- Original language: English
- Written by: Jeffrey Hatcher
- Based on: The Turn of the Screw by Henry James
- Genre: Ghost story

Premiere
- Date: January 11, 1996
- Place: Portland Stage Company

= The Turn of the Screw (play) =

Play by Jeffrey Hatcher

The Turn of the Screw is a theatrical adaptation by Jeffrey Hatcher of the 1898 novella of the same name by Henry James. Hatcher developed the adaptation with the Portland Stage Company as part of its Little Festival of the Unexpected program in 1995, and it debuted at the company's home theater in Portland, Maine on January 11, 1996. In 1999, the play was staged Off-Broadway by the Primary Stages company. Director Melia Bensussen won an Obie Award for the Primary Stages production.

==Cast and characters==
The play is performed with two actors. One portrays "The Woman" (the equivalent of the governess in the novella), while the other actor plays all the other characters.
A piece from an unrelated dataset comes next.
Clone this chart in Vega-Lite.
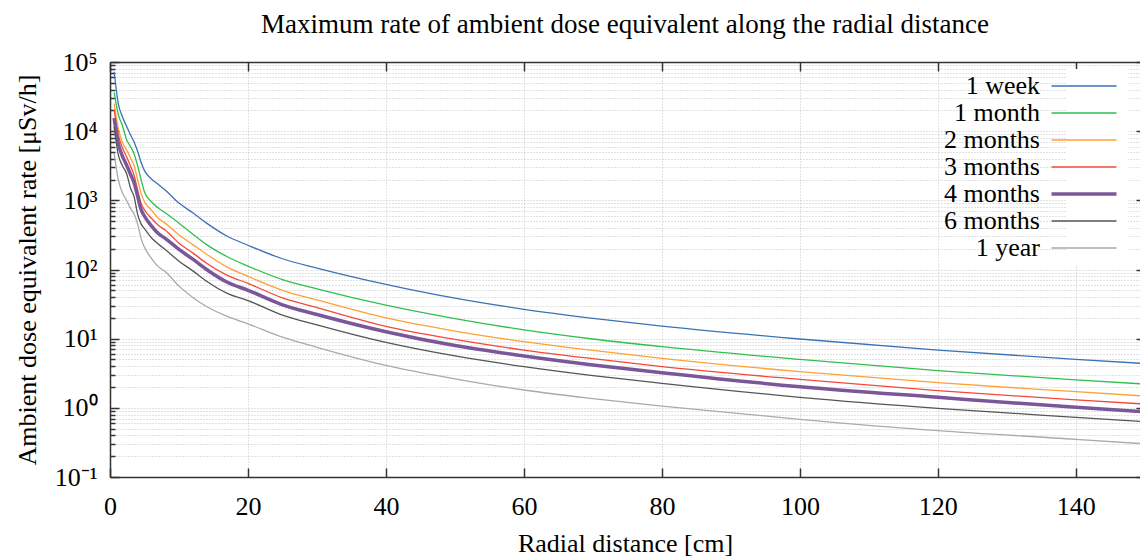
{
"$schema": "https://vega.github.io/schema/vega-lite/v6.json",
"width": 1030, "height": 415,
"autosize": {"type": "none"},
"padding": {"left": 110, "top": 62, "right": 0, "bottom": 80},
"background": "white",
"config": {"font": "Liberation Serif", "view": {"stroke": null},
 "axis": {"domainColor": "#333", "domainWidth": 1.5, "tickColor": "#333", "tickWidth": 1.5, "gridColor": "#c4c4c4", "gridDash": [1, 2], "gridWidth": 1, "labelFontSize": 26, "titleFontSize": 26, "labelColor": "#000", "titleColor": "#000", "titleFontWeight": "normal", "labelFont": "Liberation Serif", "titleFont": "Liberation Serif", "labelOverlap": false}},
"title": {"text": "Maximum rate of ambient dose equivalent along the radial distance", "fontSize": 27, "fontWeight": "normal", "font": "Liberation Serif", "color": "#000", "anchor": "middle", "frame": "group", "offset": 10},
"data": {"values": [
{"s":"1 week","x":0.6,"v":72400},{"s":"1 week","x":1.2,"v":25100},{"s":"1 week","x":1.8,"v":16200},{"s":"1 week","x":2.4,"v":11750},{"s":"1 week","x":3,"v":8710},{"s":"1 week","x":3.5,"v":6920},{"s":"1 week","x":4,"v":5130},{"s":"1 week","x":4.5,"v":3550},{"s":"1 week","x":5,"v":2690},{"s":"1 week","x":6,"v":2040},{"s":"1 week","x":7,"v":1700},{"s":"1 week","x":8,"v":1410},{"s":"1 week","x":10,"v":912},{"s":"1 week","x":12,"v":661},{"s":"1 week","x":14,"v":468},{"s":"1 week","x":17,"v":302},{"s":"1 week","x":20,"v":224},{"s":"1 week","x":25,"v":143},{"s":"1 week","x":30,"v":105},{"s":"1 week","x":40,"v":61},{"s":"1 week","x":50,"v":38.5},{"s":"1 week","x":60,"v":26.6},{"s":"1 week","x":70,"v":19.7},{"s":"1 week","x":80,"v":15.2},{"s":"1 week","x":100,"v":9.89},{"s":"1 week","x":120,"v":6.85},{"s":"1 week","x":140,"v":5.01},{"s":"1 week","x":150,"v":4.37},
{"s":"1 month","x":0.6,"v":36300},{"s":"1 month","x":1.2,"v":17400},{"s":"1 month","x":1.8,"v":12000},{"s":"1 month","x":2.4,"v":7590},{"s":"1 month","x":3,"v":5890},{"s":"1 month","x":3.5,"v":4680},{"s":"1 month","x":4,"v":3160},{"s":"1 month","x":4.5,"v":2000},{"s":"1 month","x":5,"v":1320},{"s":"1 month","x":6,"v":955},{"s":"1 month","x":7,"v":776},{"s":"1 month","x":8,"v":661},{"s":"1 month","x":10,"v":468},{"s":"1 month","x":12,"v":324},{"s":"1 month","x":14,"v":229},{"s":"1 month","x":17,"v":153},{"s":"1 month","x":20,"v":112},{"s":"1 month","x":25,"v":71.6},{"s":"1 month","x":30,"v":52.5},{"s":"1 month","x":40,"v":30.5},{"s":"1 month","x":50,"v":19.5},{"s":"1 month","x":60,"v":13.4},{"s":"1 month","x":70,"v":9.89},{"s":"1 month","x":80,"v":7.66},{"s":"1 month","x":100,"v":5.01},{"s":"1 month","x":120,"v":3.44},{"s":"1 month","x":140,"v":2.53},{"s":"1 month","x":150,"v":2.21},
{"s":"2 months","x":0.6,"v":25100},{"s":"2 months","x":1.2,"v":11000},{"s":"2 months","x":1.8,"v":6920},{"s":"2 months","x":2.4,"v":5370},{"s":"2 months","x":3,"v":4070},{"s":"2 months","x":3.5,"v":3160},{"s":"2 months","x":4,"v":2000},{"s":"2 months","x":4.5,"v":1260},{"s":"2 months","x":5,"v":955},{"s":"2 months","x":6,"v":724},{"s":"2 months","x":7,"v":550},{"s":"2 months","x":8,"v":468},{"s":"2 months","x":10,"v":316},{"s":"2 months","x":12,"v":229},{"s":"2 months","x":14,"v":166},{"s":"2 months","x":17,"v":108},{"s":"2 months","x":20,"v":79.4},{"s":"2 months","x":25,"v":50.1},{"s":"2 months","x":30,"v":36.3},{"s":"2 months","x":40,"v":19.95},{"s":"2 months","x":50,"v":12.9},{"s":"2 months","x":60,"v":9.06},{"s":"2 months","x":70,"v":6.76},{"s":"2 months","x":80,"v":5.2},{"s":"2 months","x":100,"v":3.33},{"s":"2 months","x":120,"v":2.31},{"s":"2 months","x":140,"v":1.71},{"s":"2 months","x":150,"v":1.48},
{"s":"3 months","x":0.6,"v":20400},{"s":"3 months","x":1.2,"v":8910},{"s":"3 months","x":1.8,"v":5750},{"s":"3 months","x":2.4,"v":4270},{"s":"3 months","x":3,"v":3090},{"s":"3 months","x":3.5,"v":2290},{"s":"3 months","x":4,"v":1410},{"s":"3 months","x":4.5,"v":912},{"s":"3 months","x":5,"v":724},{"s":"3 months","x":6,"v":550},{"s":"3 months","x":7,"v":437},{"s":"3 months","x":8,"v":372},{"s":"3 months","x":10,"v":240},{"s":"3 months","x":12,"v":174},{"s":"3 months","x":14,"v":123},{"s":"3 months","x":17,"v":82.2},{"s":"3 months","x":20,"v":63.1},{"s":"3 months","x":25,"v":38.9},{"s":"3 months","x":30,"v":28.2},{"s":"3 months","x":40,"v":15.1},{"s":"3 months","x":50,"v":9.77},{"s":"3 months","x":60,"v":6.85},{"s":"3 months","x":70,"v":5.13},{"s":"3 months","x":80,"v":3.94},{"s":"3 months","x":100,"v":2.58},{"s":"3 months","x":120,"v":1.77},{"s":"3 months","x":140,"v":1.3},{"s":"3 months","x":150,"v":1.135},
{"s":"4 months","x":0.6,"v":15500},{"s":"4 months","x":1.2,"v":6610},{"s":"4 months","x":1.8,"v":4370},{"s":"4 months","x":2.4,"v":3240},{"s":"4 months","x":3,"v":2340},{"s":"4 months","x":3.5,"v":1780},{"s":"4 months","x":4,"v":1150},{"s":"4 months","x":4.5,"v":741},{"s":"4 months","x":5,"v":589},{"s":"4 months","x":6,"v":427},{"s":"4 months","x":7,"v":331},{"s":"4 months","x":8,"v":282},{"s":"4 months","x":10,"v":195},{"s":"4 months","x":12,"v":141},{"s":"4 months","x":14,"v":100},{"s":"4 months","x":17,"v":65.3},{"s":"4 months","x":20,"v":50.1},{"s":"4 months","x":25,"v":30.9},{"s":"4 months","x":30,"v":22.4},{"s":"4 months","x":40,"v":12.6},{"s":"4 months","x":50,"v":7.94},{"s":"4 months","x":60,"v":5.62},{"s":"4 months","x":70,"v":4.17},{"s":"4 months","x":80,"v":3.22},{"s":"4 months","x":100,"v":2.02},{"s":"4 months","x":120,"v":1.42},{"s":"4 months","x":140,"v":1.016},{"s":"4 months","x":150,"v":0.879},
{"s":"6 months","x":0.6,"v":11500},{"s":"6 months","x":1.2,"v":4570},{"s":"6 months","x":1.8,"v":3160},{"s":"6 months","x":2.4,"v":2450},{"s":"6 months","x":3,"v":1480},{"s":"6 months","x":3.5,"v":1120},{"s":"6 months","x":4,"v":631},{"s":"6 months","x":4.5,"v":457},{"s":"6 months","x":5,"v":389},{"s":"6 months","x":6,"v":288},{"s":"6 months","x":7,"v":234},{"s":"6 months","x":8,"v":195},{"s":"6 months","x":10,"v":132},{"s":"6 months","x":12,"v":95.5},{"s":"6 months","x":14,"v":67.6},{"s":"6 months","x":17,"v":45.2},{"s":"6 months","x":20,"v":35.5},{"s":"6 months","x":25,"v":21.9},{"s":"6 months","x":30,"v":15.8},{"s":"6 months","x":40,"v":8.81},{"s":"6 months","x":50,"v":5.62},{"s":"6 months","x":60,"v":3.94},{"s":"6 months","x":70,"v":2.92},{"s":"6 months","x":80,"v":2.26},{"s":"6 months","x":100,"v":1.42},{"s":"6 months","x":120,"v":0.984},{"s":"6 months","x":140,"v":0.73},{"s":"6 months","x":150,"v":0.631},
{"s":"1 year","x":0.6,"v":4790},{"s":"1 year","x":1.2,"v":2000},{"s":"1 year","x":1.8,"v":1290},{"s":"1 year","x":2.4,"v":1000},{"s":"1 year","x":3,"v":759},{"s":"1 year","x":3.5,"v":631},{"s":"1 year","x":4,"v":457},{"s":"1 year","x":4.5,"v":282},{"s":"1 year","x":5,"v":209},{"s":"1 year","x":6,"v":145},{"s":"1 year","x":7,"v":110},{"s":"1 year","x":8,"v":93.3},{"s":"1 year","x":10,"v":57.5},{"s":"1 year","x":12,"v":39.5},{"s":"1 year","x":14,"v":29.2},{"s":"1 year","x":17,"v":21},{"s":"1 year","x":20,"v":16.4},{"s":"1 year","x":25,"v":10.5},{"s":"1 year","x":30,"v":7.5},{"s":"1 year","x":40,"v":4.11},{"s":"1 year","x":50,"v":2.63},{"s":"1 year","x":60,"v":1.81},{"s":"1 year","x":70,"v":1.36},{"s":"1 year","x":80,"v":1.06},{"s":"1 year","x":100,"v":0.682},{"s":"1 year","x":120,"v":0.468},{"s":"1 year","x":140,"v":0.351},{"s":"1 year","x":150,"v":0.302}
]},
"layer": [
 {"mark": {"type": "line", "clip": true, "interpolate": "monotone"},
  "encoding": {
   "x": {"field": "x", "type": "quantitative", "scale": {"domain": [0, 149.3], "nice": false, "zero": false},
     "axis": {"orient": "bottom", "values": [0, 20, 40, 60, 80, 100, 120, 140], "tickSize": -9, "labelPadding": 25, "labelFlush": false, "labelFont": "Liberation Serif", "titleFont": "Liberation Serif", "labelFontSize": 26, "titleFontSize": 26, "title": "Radial distance [cm]", "titlePadding": 11, "grid": true}},
   "y": {"field": "v", "type": "quantitative", "scale": {"type": "log", "domain": [0.1, 100000], "nice": false},
     "axis": {"orient": "left", "values": [0.1, 1, 10, 100, 1000, 10000, 100000], "labelExpr": "['10⁻¹','10⁰','10¹','10²','10³','10⁴','10⁵'][round(log(datum.value)/LN10)+1]", "labelFont": "Liberation Serif", "titleFont": "Liberation Serif", "labelFontSize": 26, "titleFontSize": 26, "tickSize": -9, "labelPadding": 22, "title": "Ambient dose equivalent rate [μSv/h]", "titlePadding": 14, "grid": true}},
   "color": {"field": "s", "type": "nominal",
     "scale": {"domain": ["1 week", "1 month", "2 months", "3 months", "4 months", "6 months", "1 year"], "range": ["#3a72b5", "#2fbf50", "#ffa133", "#f5473a", "#7b5799", "#555555", "#aaaaaa"]},
     "legend": {"title": null, "orient": "none", "legendX": 957, "legendY": 7, "symbolType": "M-3,0H3", "symbolSize": 469, "symbolStrokeWidth": 1.3, "labelFontSize": 26, "labelFont": "Liberation Serif", "labelColor": "#000", "labelAlign": "right", "labelOffset": -57, "rowPadding": 1, "padding": 4, "fillColor": "white",
       "encode": {"symbols": {"update": {"strokeWidth": {"signal": "datum.value === '4 months' ? 3.5 : 1.3"}}}}}},
   "strokeWidth": {"condition": {"test": "datum.s === '4 months'", "value": 3.5}, "value": 1.3}
  }},
 {"mark": {"type": "point", "opacity": 0},
  "encoding": {
   "x": {"field": "x", "type": "quantitative", "axis": {"orient": "top", "values": [0, 20, 40, 60, 80, 100, 120, 140], "tickSize": -9, "labels": false, "title": null, "grid": false}},
   "y": {"field": "v", "type": "quantitative", "axis": {"orient": "left", "values": [0.2,0.3,0.4,0.5,0.6,0.7,0.8,0.9,2,3,4,5,6,7,8,9,20,30,40,50,60,70,80,90,200,300,400,500,600,700,800,900,2000,3000,4000,5000,6000,7000,8000,9000,20000,30000,40000,50000,60000,70000,80000,90000], "tickSize": -5, "labels": false, "title": null, "grid": true, "domain": false}}
  }},
 {"mark": {"type": "point", "opacity": 0},
  "encoding": {
   "x": {"field": "x", "type": "quantitative", "axis": null},
   "y": {"field": "v", "type": "quantitative", "axis": {"orient": "right", "values": [0.1, 1, 10, 100, 1000, 10000, 100000], "tickSize": -4, "labels": false, "title": null, "grid": false, "domain": false}}
  }}
],
"resolve": {"axis": {"x": "independent", "y": "independent"}}
}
The cast from the Portland Stage premier production and the Primary Stages Off-Broadway production are given below:

Opening night cast
| Character | Premier cast | Off-Broadway cast |
|---|---|---|
| The Man | Joey L. Golden | Rocco Sisto |
| The Woman | Susan Appel | Enid Graham |

==Reception==
In Variety, theatre critic Charles Isherwood said the Primary Stages production was "disappointingly unsubtle, unsuspenseful and altogether ineffectual", although he credited Bensussen's direction and other production elements for trying to make up for shortcomings in the script. The production also received negative reviews in The New York Times and the New York Post.